- TASK TO COMPLETE
The data below should be printed in full, exactly, and without any of its images.

- GIVEN DATA
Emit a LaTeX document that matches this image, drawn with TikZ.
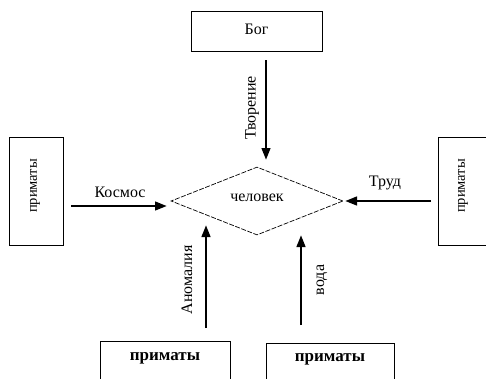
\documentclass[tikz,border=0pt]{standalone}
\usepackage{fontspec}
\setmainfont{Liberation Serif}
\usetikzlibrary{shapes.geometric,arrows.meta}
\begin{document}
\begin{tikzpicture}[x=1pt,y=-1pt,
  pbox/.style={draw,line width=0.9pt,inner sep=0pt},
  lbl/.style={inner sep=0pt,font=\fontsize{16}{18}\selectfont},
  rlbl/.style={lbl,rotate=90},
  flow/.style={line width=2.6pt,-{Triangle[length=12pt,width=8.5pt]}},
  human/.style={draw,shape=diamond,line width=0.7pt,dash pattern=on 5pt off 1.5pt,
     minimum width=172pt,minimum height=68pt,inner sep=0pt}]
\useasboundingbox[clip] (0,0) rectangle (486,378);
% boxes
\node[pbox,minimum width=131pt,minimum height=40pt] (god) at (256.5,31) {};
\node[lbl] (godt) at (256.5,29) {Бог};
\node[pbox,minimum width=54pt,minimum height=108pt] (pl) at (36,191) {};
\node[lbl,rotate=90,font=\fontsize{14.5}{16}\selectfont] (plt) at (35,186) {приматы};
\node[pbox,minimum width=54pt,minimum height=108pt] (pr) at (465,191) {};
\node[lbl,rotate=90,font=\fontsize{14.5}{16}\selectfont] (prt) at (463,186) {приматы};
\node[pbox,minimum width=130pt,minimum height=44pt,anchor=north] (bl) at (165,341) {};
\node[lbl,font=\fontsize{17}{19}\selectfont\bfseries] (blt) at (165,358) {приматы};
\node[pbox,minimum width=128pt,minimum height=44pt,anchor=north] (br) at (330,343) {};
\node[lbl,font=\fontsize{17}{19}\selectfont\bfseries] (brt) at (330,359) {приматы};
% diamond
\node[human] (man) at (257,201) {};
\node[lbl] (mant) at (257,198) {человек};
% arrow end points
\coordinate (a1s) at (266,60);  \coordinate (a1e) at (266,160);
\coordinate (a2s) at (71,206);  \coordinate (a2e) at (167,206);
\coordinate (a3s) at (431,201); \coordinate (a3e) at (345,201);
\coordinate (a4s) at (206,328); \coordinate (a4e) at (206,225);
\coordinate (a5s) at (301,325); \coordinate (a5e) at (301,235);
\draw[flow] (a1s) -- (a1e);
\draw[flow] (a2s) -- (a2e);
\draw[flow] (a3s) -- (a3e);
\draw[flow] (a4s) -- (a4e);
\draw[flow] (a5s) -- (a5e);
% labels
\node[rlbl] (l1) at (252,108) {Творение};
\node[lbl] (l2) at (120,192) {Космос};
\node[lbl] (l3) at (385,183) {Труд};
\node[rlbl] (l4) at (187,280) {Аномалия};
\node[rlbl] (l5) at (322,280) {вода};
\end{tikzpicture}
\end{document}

- RESPONSE TO THIS TASK
Emit a LaTeX document that matches this image, drawn with TikZ.
\documentclass[tikz,border=0pt]{standalone}
\usepackage{fontspec}
\setmainfont{Liberation Serif}
\usetikzlibrary{shapes.geometric,arrows.meta}
\begin{document}
\begin{tikzpicture}[x=1pt,y=-1pt,
  pbox/.style={draw,line width=0.9pt,inner sep=0pt},
  lbl/.style={inner sep=0pt,font=\fontsize{16}{18}\selectfont},
  rlbl/.style={lbl,rotate=90},
  flow/.style={line width=2.6pt,-{Triangle[length=12pt,width=8.5pt]}},
  human/.style={draw,shape=diamond,line width=0.7pt,dash pattern=on 5pt off 1.5pt,
     minimum width=172pt,minimum height=68pt,inner sep=0pt}]
\useasboundingbox[clip] (0,0) rectangle (486,378);
% boxes
\node[pbox,minimum width=131pt,minimum height=40pt] (god) at (256.5,31) {};
\node[lbl] (godt) at (256.5,29) {Бог};
\node[pbox,minimum width=54pt,minimum height=108pt] (pl) at (36,191) {};
\node[lbl,rotate=90,font=\fontsize{14.5}{16}\selectfont] (plt) at (35,186) {приматы};
\node[pbox,minimum width=54pt,minimum height=108pt] (pr) at (465,191) {};
\node[lbl,rotate=90,font=\fontsize{14.5}{16}\selectfont] (prt) at (463,186) {приматы};
\node[pbox,minimum width=130pt,minimum height=44pt,anchor=north] (bl) at (165,341) {};
\node[lbl,font=\fontsize{17}{19}\selectfont\bfseries] (blt) at (165,358) {приматы};
\node[pbox,minimum width=128pt,minimum height=44pt,anchor=north] (br) at (330,343) {};
\node[lbl,font=\fontsize{17}{19}\selectfont\bfseries] (brt) at (330,359) {приматы};
% diamond
\node[human] (man) at (257,201) {};
\node[lbl] (mant) at (257,198) {человек};
% arrow end points
\coordinate (a1s) at (266,60);  \coordinate (a1e) at (266,160);
\coordinate (a2s) at (71,206);  \coordinate (a2e) at (167,206);
\coordinate (a3s) at (431,201); \coordinate (a3e) at (345,201);
\coordinate (a4s) at (206,328); \coordinate (a4e) at (206,225);
\coordinate (a5s) at (301,325); \coordinate (a5e) at (301,235);
\draw[flow] (a1s) -- (a1e);
\draw[flow] (a2s) -- (a2e);
\draw[flow] (a3s) -- (a3e);
\draw[flow] (a4s) -- (a4e);
\draw[flow] (a5s) -- (a5e);
% labels
\node[rlbl] (l1) at (252,108) {Творение};
\node[lbl] (l2) at (120,192) {Космос};
\node[lbl] (l3) at (385,183) {Труд};
\node[rlbl] (l4) at (187,280) {Аномалия};
\node[rlbl] (l5) at (322,280) {вода};
\end{tikzpicture}
\end{document}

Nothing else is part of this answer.